• [Supplied material]:
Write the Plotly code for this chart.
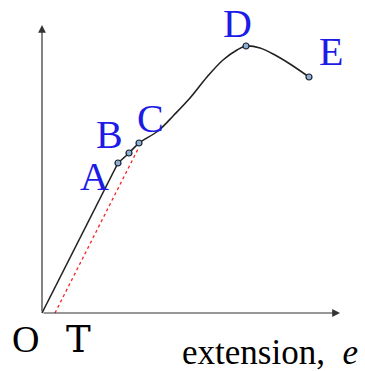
import plotly.graph_objects as go

# Load–extension curve (arbitrary units)
lin_x = [0.0, 7.6]
lin_y = [0.0, 15.0]
curve_x = [7.6, 8.7, 9.7, 11.6, 13.2, 14.8, 16.5, 18.1, 19.5, 20.4, 21.8, 23.3, 24.8, 26.7]
curve_y = [15.0, 16.0, 17.0, 18.2, 19.8, 21.5, 23.6, 25.3, 26.3, 26.7, 26.5, 25.8, 24.9, 23.6]
marker_x = [7.6, 8.7, 9.7, 20.4, 26.7]
marker_y = [15.0, 16.0, 17.0, 26.7, 23.6]
offset_x = [1.3, 9.6]
offset_y = [0.0, 16.4]
point_labels = ["A", "B", "C", "D", "E"]
label_x = [5.2, 6.7, 10.8, 19.5, 28.9]
label_y = [13.7, 17.9, 19.5, 29.0, 26.2]
axis_x_end = 29.8
axis_y_end = 28.8

fig = go.Figure()
fig.add_trace(go.Scatter(x=lin_x, y=lin_y, mode="lines",
                         line=dict(color="#222222", width=1.6)))
fig.add_trace(go.Scatter(x=curve_x, y=curve_y, mode="lines",
                         line=dict(color="#222222", width=1.6, shape="spline", smoothing=1.0)))
fig.add_trace(go.Scatter(x=offset_x, y=offset_y, mode="lines",
                         line=dict(color="#ff2020", width=1.3, dash="dot")))
fig.add_trace(go.Scatter(x=marker_x, y=marker_y, mode="markers",
                         marker=dict(size=6, color="#8fb0d0", line=dict(color="#1a2030", width=1.2))))

# axes with arrows
fig.add_annotation(x=axis_x_end, y=0, ax=0, ay=0, xref="x", yref="y", axref="x", ayref="y",
                   showarrow=True, arrowhead=2, arrowsize=1.3, arrowwidth=1.2, arrowcolor="#333333", text="")
fig.add_annotation(x=0, y=axis_y_end, ax=0, ay=0, xref="x", yref="y", axref="x", ayref="y",
                   showarrow=True, arrowhead=2, arrowsize=1.3, arrowwidth=1.2, arrowcolor="#333333", text="")

for t, x, y in zip(point_labels, label_x, label_y):
    fig.add_annotation(x=x, y=y, text=t, showarrow=False,
                       font=dict(family="Liberation Serif", size=40, color="#1c1ce6"))

fig.add_annotation(x=-1.7, y=-2.6, text="O", showarrow=False,
                   font=dict(family="Liberation Serif", size=38, color="#000000"))
fig.add_annotation(x=3.6, y=-2.6, text="T", showarrow=False,
                   font=dict(family="DejaVu Serif", size=37, color="#000000"))
fig.add_annotation(x=22.8, y=-3.9, text="extension,  <i>e</i>", showarrow=False,
                   font=dict(family="Liberation Serif", size=35, color="#000000"))

fig.update_xaxes(visible=False, range=[-4.2, 32.3])
fig.update_yaxes(visible=False, range=[-5.8, 31.3])
fig.update_layout(width=365, height=371, margin=dict(l=0, r=0, t=0, b=0),
                  plot_bgcolor="white", paper_bgcolor="white", showlegend=False)
fig.write_html("out.html", config={"displayModeBar": False},
               post_script="document.body.style.margin='0';document.body.style.overflow='hidden';")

• [Exercise]: Reproduce every line exactly and omit all pictures.

• [Response to this exercise]:
Write the Plotly code for this chart.
import plotly.graph_objects as go

# Load–extension curve (arbitrary units)
lin_x = [0.0, 7.6]
lin_y = [0.0, 15.0]
curve_x = [7.6, 8.7, 9.7, 11.6, 13.2, 14.8, 16.5, 18.1, 19.5, 20.4, 21.8, 23.3, 24.8, 26.7]
curve_y = [15.0, 16.0, 17.0, 18.2, 19.8, 21.5, 23.6, 25.3, 26.3, 26.7, 26.5, 25.8, 24.9, 23.6]
marker_x = [7.6, 8.7, 9.7, 20.4, 26.7]
marker_y = [15.0, 16.0, 17.0, 26.7, 23.6]
offset_x = [1.3, 9.6]
offset_y = [0.0, 16.4]
point_labels = ["A", "B", "C", "D", "E"]
label_x = [5.2, 6.7, 10.8, 19.5, 28.9]
label_y = [13.7, 17.9, 19.5, 29.0, 26.2]
axis_x_end = 29.8
axis_y_end = 28.8

fig = go.Figure()
fig.add_trace(go.Scatter(x=lin_x, y=lin_y, mode="lines",
                         line=dict(color="#222222", width=1.6)))
fig.add_trace(go.Scatter(x=curve_x, y=curve_y, mode="lines",
                         line=dict(color="#222222", width=1.6, shape="spline", smoothing=1.0)))
fig.add_trace(go.Scatter(x=offset_x, y=offset_y, mode="lines",
                         line=dict(color="#ff2020", width=1.3, dash="dot")))
fig.add_trace(go.Scatter(x=marker_x, y=marker_y, mode="markers",
                         marker=dict(size=6, color="#8fb0d0", line=dict(color="#1a2030", width=1.2))))

# axes with arrows
fig.add_annotation(x=axis_x_end, y=0, ax=0, ay=0, xref="x", yref="y", axref="x", ayref="y",
                   showarrow=True, arrowhead=2, arrowsize=1.3, arrowwidth=1.2, arrowcolor="#333333", text="")
fig.add_annotation(x=0, y=axis_y_end, ax=0, ay=0, xref="x", yref="y", axref="x", ayref="y",
                   showarrow=True, arrowhead=2, arrowsize=1.3, arrowwidth=1.2, arrowcolor="#333333", text="")

for t, x, y in zip(point_labels, label_x, label_y):
    fig.add_annotation(x=x, y=y, text=t, showarrow=False,
                       font=dict(family="Liberation Serif", size=40, color="#1c1ce6"))

fig.add_annotation(x=-1.7, y=-2.6, text="O", showarrow=False,
                   font=dict(family="Liberation Serif", size=38, color="#000000"))
fig.add_annotation(x=3.6, y=-2.6, text="T", showarrow=False,
                   font=dict(family="DejaVu Serif", size=37, color="#000000"))
fig.add_annotation(x=22.8, y=-3.9, text="extension,  <i>e</i>", showarrow=False,
                   font=dict(family="Liberation Serif", size=35, color="#000000"))

fig.update_xaxes(visible=False, range=[-4.2, 32.3])
fig.update_yaxes(visible=False, range=[-5.8, 31.3])
fig.update_layout(width=365, height=371, margin=dict(l=0, r=0, t=0, b=0),
                  plot_bgcolor="white", paper_bgcolor="white", showlegend=False)
fig.write_html("out.html", config={"displayModeBar": False},
               post_script="document.body.style.margin='0';document.body.style.overflow='hidden';")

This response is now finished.